The issue of spousal maintenance is a relatively complicated issue, and here’s why. It’s based on a series of factors as opposed to say child support, which is based on a formula. The calculation of spousal maintenance is a complicated one. It goes something like this. First and foremost, the spouse who is seeking an award of alimony bears the burden of proving that they have a need for spousal maintenance.

What they’ll do is put together a budget and that budget will outline their anticipated expenses going forward. That budget must be reasonable in light of the standard of living enjoyed during the marriage.

So for example, if a spouse routinely drove a Chevrolet during the marriage, they couldn’t put a Cadillac payment down on their new budget.
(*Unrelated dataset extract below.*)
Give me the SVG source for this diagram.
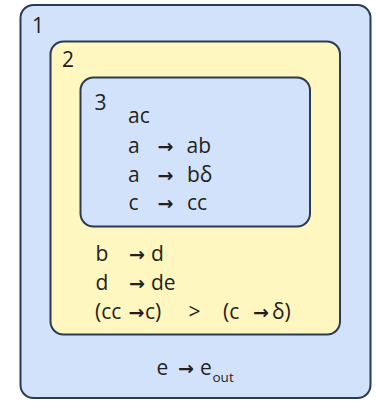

And the other hand, if they did drive the Cadillac during the marriage, it would not be unreasonable for them to include the Cadillac car payment in that budget. And so lifestyle enjoyed during the marriage plays a rather significant role in determining the reasonableness of one’s budget.

So once that budget is presented, the person seeking alimony will also have to demonstrate what their ongoing income sources are. And the question becomes A, do they have sufficient income to meet their needs? And B, are they employed to the greatest extent that they are capable. And if there is a need, if there is a shortfall in terms of cashflow, then they have actually demonstrated that they have the opportunity to pursue the issue of spousal maintenance.

But once the spouse in need of alimony has actually demonstrated that need, the court will then turn to the spouse who is being asked to pay. And that same type of analysis will be conducted. The parties’ expenses, as a they are known, will have to present their budget. They’ll have to have their income and financial resources scrutinized to determine whether they have the ability to pay.

If they have the ability to pay, then the question becomes how much alimony is appropriate and for how long? Alimony can be either temporary or permanent, and typically the length of one’s marriage dictates the length of time that his spouse is capable of of receiving alimony following a divorce.

 In addition, there will be a question about the educational background and the employment opportunities that may be out there for the recipient spouse. In most shorter marriages, there is an obligation for one to rehabilitate is what it’s known as under the law, to try to become as gainfully employed as possible.

 And in that scenario it may take a spouse who’s been perhaps out of the workforce for a couple of years home raising children to get retrained or reeducated. And so even if it’s a marriage, the court and the law will support the idea that for a time at least the recipient of alimony will get some assistance on a go forward basis.

In terms of a more long-term marriage, the court is more likely to award alimony on a longer term basis. Typically, that’s known as a permanent spousal maintenance award. But it’s important to understand that permanent doesn’t mean permanent. It’s actually more of an indefinite type of award.

 What I mean is this, that anytime there is a substantial change in circumstance, whether it’s a remarriage, or whether there’s a retirement, or one parties found a new job, has a new income level, that is subject to change. And so permanent does not mean now and forever, it simply means until there is a significant change in circumstance.

One key thing to keep in mind in terms of alimony are the tax implications associated with it. Generally speaking, it’s important to know that alimony is taxable income to the recipient and it’s tax deductible to the one who pays.